Aussies come in 16 basic color combinations based on body color (red or black), presence or absence of tan points (copper), and presence or absence of white trim. Within this matrix of 16 basic possibilities there is room for considerable individual variation.

 Self Black

 Black and Tan

 Black Bicolor

 Black Tricolor

 Self Red

 Red and Tan

 Red Bicolor

 Red Tricolor

 Self Blue Merle

 Blue Merle & Tan

 Blue Merle & White

 BM w/White&Tan

 Self Red Merle

 Red Merle & Tan

 Red Merle & White

 RM w/White&Tan

A dog that is only one color (or only merle) with no white trim or tan point pattern is called a self color. If he is black, he's a self black. A dog that is a merle with no trim would be called a self blue merle or a self red merle.
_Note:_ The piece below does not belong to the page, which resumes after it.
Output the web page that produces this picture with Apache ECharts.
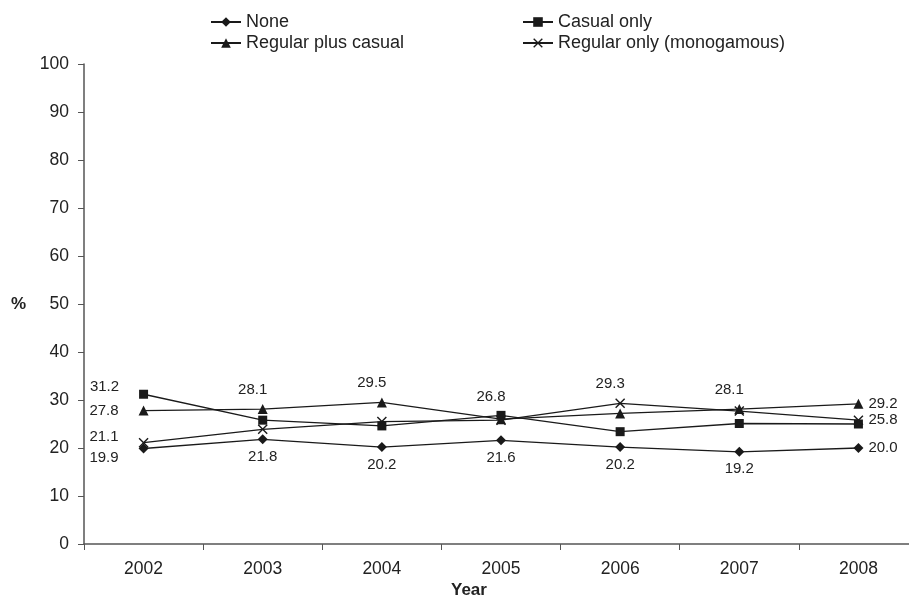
<!DOCTYPE html>
<html>
<head>
<meta charset="utf-8">
<script src="https://cdn.jsdelivr.net/npm/echarts@6/dist/echarts.min.js"></script>
<style>
  html, body { margin: 0; padding: 0; background: #fff; }
  #chart { width: 909px; height: 603px; }
</style>
</head>
<body>
<div id="chart"></div>
<script>
var years = ['2002', '2003', '2004', '2005', '2006', '2007', '2008'];
var yTicks = [0, 10, 20, 30, 40, 50, 60, 70, 80, 90, 100];

var noneVals = [19.9, 21.8, 20.2, 21.6, 20.2, 19.2, 20.0];
var casualVals = [31.2, 25.8, 24.6, 26.8, 23.4, 25.1, 25.0];
var regCasualVals = [27.8, 28.1, 29.5, 26.0, 27.2, 28.1, 29.2];
var regOnlyVals = [21.1, 23.9, 25.5, 25.8, 29.3, 27.7, 25.8];

// which points carry a value label, and where
var noneLabels = ['left', 'bottom', 'bottom', 'bottom', 'bottom', 'bottom', 'right'];
var casualLabels = ['left', null, null, 'top', null, null, null];
var regCasualLabels = ['left', 'top', 'top', null, null, 'top', 'right'];
var regOnlyLabels = ['left', null, null, null, 'top', null, 'right'];

var FONT = 'Liberation Sans, Arial, sans-serif';
var INK = '#1a1a1a';
var xMark = 'path://M0,1 L1,0 L5,4 L9,0 L10,1 L6,5 L10,9 L9,10 L5,6 L1,10 L0,9 L4,5 Z';

function labelFor(pos, leftDy) {
  if (!pos) return { show: false };
  var l = { show: true, position: pos, color: '#222', fontSize: 15, fontFamily: FONT };
  if (pos === 'left') { l.distance = 20; l.offset = [0, leftDy]; }
  if (pos === 'top') { l.distance = 7; l.offset = [-10, 0]; }
  if (pos === 'bottom') { l.distance = 5; }
  if (pos === 'right') { l.distance = 5; }
  return l;
}

function makeSeries(name, vals, labels, symbol, size, leftDy) {
  return {
    name: name,
    type: 'line',
    symbol: symbol,
    symbolSize: size,
    lineStyle: { color: INK, width: 1.3 },
    itemStyle: { color: INK },
    label: { formatter: function (p) { return p.value.toFixed(1); } },
    data: vals.map(function (v, i) {
      return { value: v, label: labelFor(labels[i], leftDy) };
    })
  };
}

var legendText = { fontSize: 18, color: '#222', fontFamily: FONT };

var chart = echarts.init(document.getElementById('chart'));
chart.setOption({
  animation: false,
  textStyle: { fontFamily: FONT },
  legend: [
    {
      orient: 'vertical', left: 210, top: 13, itemWidth: 30, itemHeight: 12, itemGap: 3,
      padding: 0, textStyle: legendText,
      data: ['None', 'Regular plus casual']
    },
    {
      orient: 'vertical', left: 522, top: 13, itemWidth: 30, itemHeight: 12, itemGap: 3,
      padding: 0, textStyle: legendText,
      data: ['Casual only', 'Regular only (monogamous)']
    }
  ],
  // plot runs past the right edge of the picture, as in the cropped original
  grid: { left: 84, width: 834, top: 64, height: 480, containLabel: false, outerBoundsMode: 'none' },
  xAxis: {
    type: 'category',
    data: years,
    boundaryGap: true,
    axisLine: { lineStyle: { color: '#555', width: 1.5 } },
    axisTick: { show: true, length: 6, lineStyle: { color: '#555' } },
    axisLabel: { color: '#222', fontSize: 17.5, margin: 16, fontFamily: FONT },
    splitLine: { show: false }
  },
  yAxis: {
    type: 'value',
    min: yTicks[0],
    max: yTicks[yTicks.length - 1],
    interval: 10,
    axisLine: { show: true, lineStyle: { color: '#555', width: 1.5 } },
    axisTick: { show: true, length: 6, lineStyle: { color: '#555' } },
    axisLabel: { color: '#222', fontSize: 17.5, margin: 15, fontFamily: FONT },
    splitLine: { show: false },
    name: '%',
    nameLocation: 'middle',
    nameRotate: 0,
    nameGap: 58,
    nameTextStyle: { fontSize: 17, fontWeight: 'bold', color: '#222', fontFamily: FONT }
  },
  graphic: [
    {
      type: 'text', left: 451, top: 582,
      style: { text: 'Year', fontSize: 17, fontWeight: 'bold', fill: '#222', fontFamily: FONT }
    }
  ],
  series: [
    makeSeries('None', noneVals, noneLabels, 'diamond', 10, 9),
    makeSeries('Casual only', casualVals, casualLabels, 'rect', 9, -7),
    makeSeries('Regular plus casual', regCasualVals, regCasualLabels, 'triangle', 10, 0),
    makeSeries('Regular only (monogamous)', regOnlyVals, regOnlyLabels, xMark, 10, -6)
  ]
});
</script>
</body>
</html>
Dogs with tan points but no white spotting pattern are "body color" and tan (ex. black and tan). Dogs with a white spotting pattern but no tan points have in recent years been referred to as bicolors (body color plus bi), but to avoid confusion it would seem more logical to refer to them as black and white, red merle and white, etc, to specify what two colors one means. A dog with both tan points and a white spotting pattern is commonly referred to as a tricolor. With merles using the "bi" and "tri" terminology becomes clumsy. A normal blue merle with only one trim color, such as white, is already three colors, and a blue merle with both tan points and white trim is already four colors. Bicolor and tricolor just don't fit. It would make more sense to simply say "blue merle" and elaborate on trim color if asked.